* **Work required**
Omit all images, then repeat exactly the lines below from the one containing "Rebuild this diagram" through the one containing "(0,\y) -- (576,\y);", both ends included.

Start Data rows

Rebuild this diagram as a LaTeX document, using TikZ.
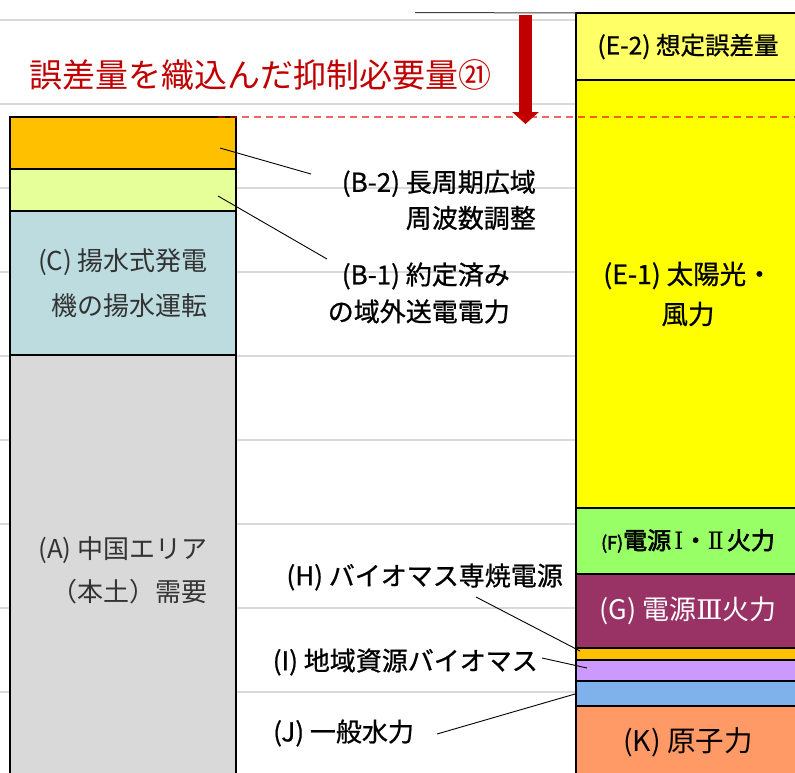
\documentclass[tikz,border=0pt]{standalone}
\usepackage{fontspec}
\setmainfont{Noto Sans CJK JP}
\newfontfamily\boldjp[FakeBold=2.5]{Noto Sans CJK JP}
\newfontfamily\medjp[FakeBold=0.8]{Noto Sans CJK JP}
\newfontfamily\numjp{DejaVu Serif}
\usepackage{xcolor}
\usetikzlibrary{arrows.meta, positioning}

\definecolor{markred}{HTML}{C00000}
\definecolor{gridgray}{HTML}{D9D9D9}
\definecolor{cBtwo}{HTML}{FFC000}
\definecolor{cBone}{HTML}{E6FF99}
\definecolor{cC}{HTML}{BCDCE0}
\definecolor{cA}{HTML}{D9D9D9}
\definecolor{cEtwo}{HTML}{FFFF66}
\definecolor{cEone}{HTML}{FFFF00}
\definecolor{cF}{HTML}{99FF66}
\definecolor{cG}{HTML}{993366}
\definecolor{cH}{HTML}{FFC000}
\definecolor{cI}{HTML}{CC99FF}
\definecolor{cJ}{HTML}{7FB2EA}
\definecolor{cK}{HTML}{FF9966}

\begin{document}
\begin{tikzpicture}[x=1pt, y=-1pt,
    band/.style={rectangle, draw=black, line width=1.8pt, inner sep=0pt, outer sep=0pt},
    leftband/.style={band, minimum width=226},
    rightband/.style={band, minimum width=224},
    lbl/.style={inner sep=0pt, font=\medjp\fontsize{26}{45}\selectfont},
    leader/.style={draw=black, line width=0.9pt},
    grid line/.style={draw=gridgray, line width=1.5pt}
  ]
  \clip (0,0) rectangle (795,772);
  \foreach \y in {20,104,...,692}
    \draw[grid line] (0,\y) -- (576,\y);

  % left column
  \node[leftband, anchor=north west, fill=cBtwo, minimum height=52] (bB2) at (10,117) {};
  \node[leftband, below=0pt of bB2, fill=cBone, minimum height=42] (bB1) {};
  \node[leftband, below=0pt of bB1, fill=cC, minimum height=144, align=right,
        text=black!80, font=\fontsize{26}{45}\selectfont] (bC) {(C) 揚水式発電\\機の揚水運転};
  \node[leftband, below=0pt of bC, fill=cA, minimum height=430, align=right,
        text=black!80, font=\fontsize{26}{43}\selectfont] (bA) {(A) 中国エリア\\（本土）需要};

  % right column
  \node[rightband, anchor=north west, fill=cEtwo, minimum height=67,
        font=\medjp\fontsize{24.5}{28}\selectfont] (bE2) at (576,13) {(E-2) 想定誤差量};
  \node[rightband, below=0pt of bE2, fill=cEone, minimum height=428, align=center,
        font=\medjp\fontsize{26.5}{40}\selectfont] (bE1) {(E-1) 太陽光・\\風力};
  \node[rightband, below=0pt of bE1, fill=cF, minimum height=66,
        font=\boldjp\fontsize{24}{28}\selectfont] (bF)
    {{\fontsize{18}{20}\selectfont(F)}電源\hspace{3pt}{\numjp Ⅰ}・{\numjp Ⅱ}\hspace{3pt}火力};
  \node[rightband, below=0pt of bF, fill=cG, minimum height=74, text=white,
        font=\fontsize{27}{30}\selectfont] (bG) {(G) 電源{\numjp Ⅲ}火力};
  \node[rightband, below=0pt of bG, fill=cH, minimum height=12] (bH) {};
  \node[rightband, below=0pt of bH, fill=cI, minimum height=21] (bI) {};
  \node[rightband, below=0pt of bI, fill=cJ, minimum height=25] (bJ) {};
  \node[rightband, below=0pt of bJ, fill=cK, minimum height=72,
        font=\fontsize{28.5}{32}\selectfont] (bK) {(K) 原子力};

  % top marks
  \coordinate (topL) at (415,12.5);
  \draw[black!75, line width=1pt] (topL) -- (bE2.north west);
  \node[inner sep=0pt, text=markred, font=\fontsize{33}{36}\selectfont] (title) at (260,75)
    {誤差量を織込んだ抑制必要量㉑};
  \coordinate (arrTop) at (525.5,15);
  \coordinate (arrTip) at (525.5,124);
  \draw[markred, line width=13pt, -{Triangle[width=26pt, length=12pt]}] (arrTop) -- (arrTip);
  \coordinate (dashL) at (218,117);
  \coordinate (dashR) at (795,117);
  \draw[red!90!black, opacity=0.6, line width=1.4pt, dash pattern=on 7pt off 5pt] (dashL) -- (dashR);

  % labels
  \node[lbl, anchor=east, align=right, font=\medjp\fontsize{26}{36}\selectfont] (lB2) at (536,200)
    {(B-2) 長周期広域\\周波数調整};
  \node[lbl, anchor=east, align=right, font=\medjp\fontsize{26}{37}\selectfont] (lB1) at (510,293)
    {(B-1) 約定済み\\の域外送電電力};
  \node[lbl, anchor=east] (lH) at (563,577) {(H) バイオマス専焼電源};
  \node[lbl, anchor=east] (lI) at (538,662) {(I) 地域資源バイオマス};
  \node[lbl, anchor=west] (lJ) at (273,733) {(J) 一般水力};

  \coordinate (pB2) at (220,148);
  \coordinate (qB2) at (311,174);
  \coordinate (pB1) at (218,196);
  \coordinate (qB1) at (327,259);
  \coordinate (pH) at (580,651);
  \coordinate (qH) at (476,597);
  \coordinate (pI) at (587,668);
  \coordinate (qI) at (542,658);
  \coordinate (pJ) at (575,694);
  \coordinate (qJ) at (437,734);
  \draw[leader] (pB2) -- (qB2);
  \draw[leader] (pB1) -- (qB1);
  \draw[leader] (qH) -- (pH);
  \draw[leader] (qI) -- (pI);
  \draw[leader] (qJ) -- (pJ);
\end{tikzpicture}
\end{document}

End Data rows
Start Data rows

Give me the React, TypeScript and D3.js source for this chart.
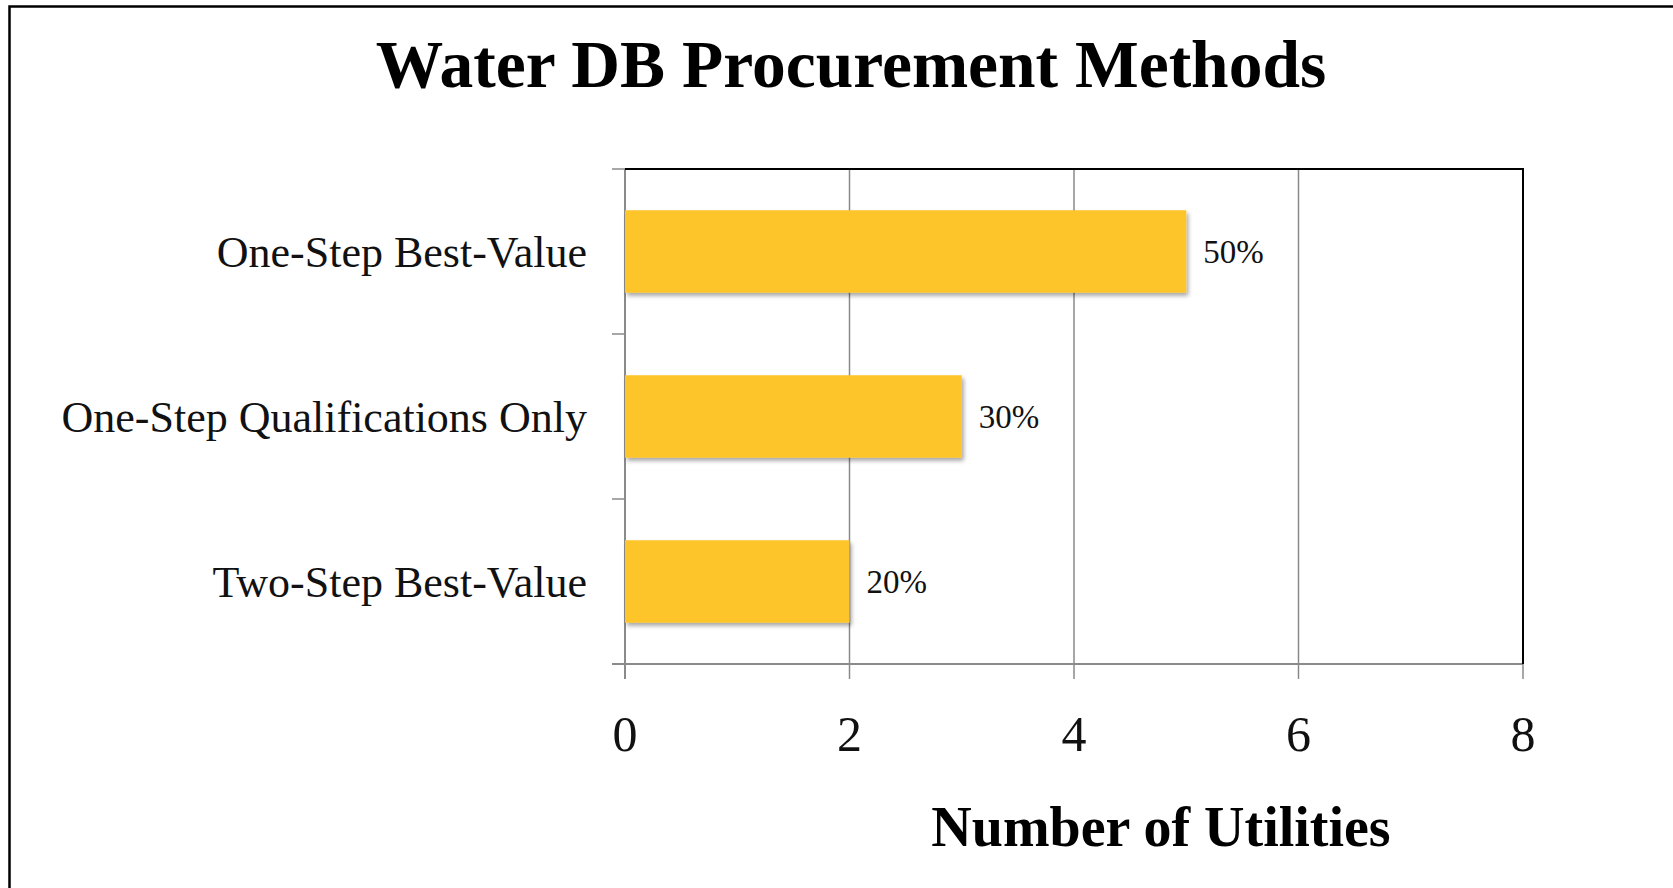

End Data rows

* **The response**
Rebuild this diagram as a LaTeX document, using TikZ.
\documentclass[tikz,border=0pt]{standalone}
\usepackage{fontspec}
\setmainfont{Noto Sans CJK JP}
\newfontfamily\boldjp[FakeBold=2.5]{Noto Sans CJK JP}
\newfontfamily\medjp[FakeBold=0.8]{Noto Sans CJK JP}
\newfontfamily\numjp{DejaVu Serif}
\usepackage{xcolor}
\usetikzlibrary{arrows.meta, positioning}

\definecolor{markred}{HTML}{C00000}
\definecolor{gridgray}{HTML}{D9D9D9}
\definecolor{cBtwo}{HTML}{FFC000}
\definecolor{cBone}{HTML}{E6FF99}
\definecolor{cC}{HTML}{BCDCE0}
\definecolor{cA}{HTML}{D9D9D9}
\definecolor{cEtwo}{HTML}{FFFF66}
\definecolor{cEone}{HTML}{FFFF00}
\definecolor{cF}{HTML}{99FF66}
\definecolor{cG}{HTML}{993366}
\definecolor{cH}{HTML}{FFC000}
\definecolor{cI}{HTML}{CC99FF}
\definecolor{cJ}{HTML}{7FB2EA}
\definecolor{cK}{HTML}{FF9966}

\begin{document}
\begin{tikzpicture}[x=1pt, y=-1pt,
    band/.style={rectangle, draw=black, line width=1.8pt, inner sep=0pt, outer sep=0pt},
    leftband/.style={band, minimum width=226},
    rightband/.style={band, minimum width=224},
    lbl/.style={inner sep=0pt, font=\medjp\fontsize{26}{45}\selectfont},
    leader/.style={draw=black, line width=0.9pt},
    grid line/.style={draw=gridgray, line width=1.5pt}
  ]
  \clip (0,0) rectangle (795,772);
  \foreach \y in {20,104,...,692}
    \draw[grid line] (0,\y) -- (576,\y);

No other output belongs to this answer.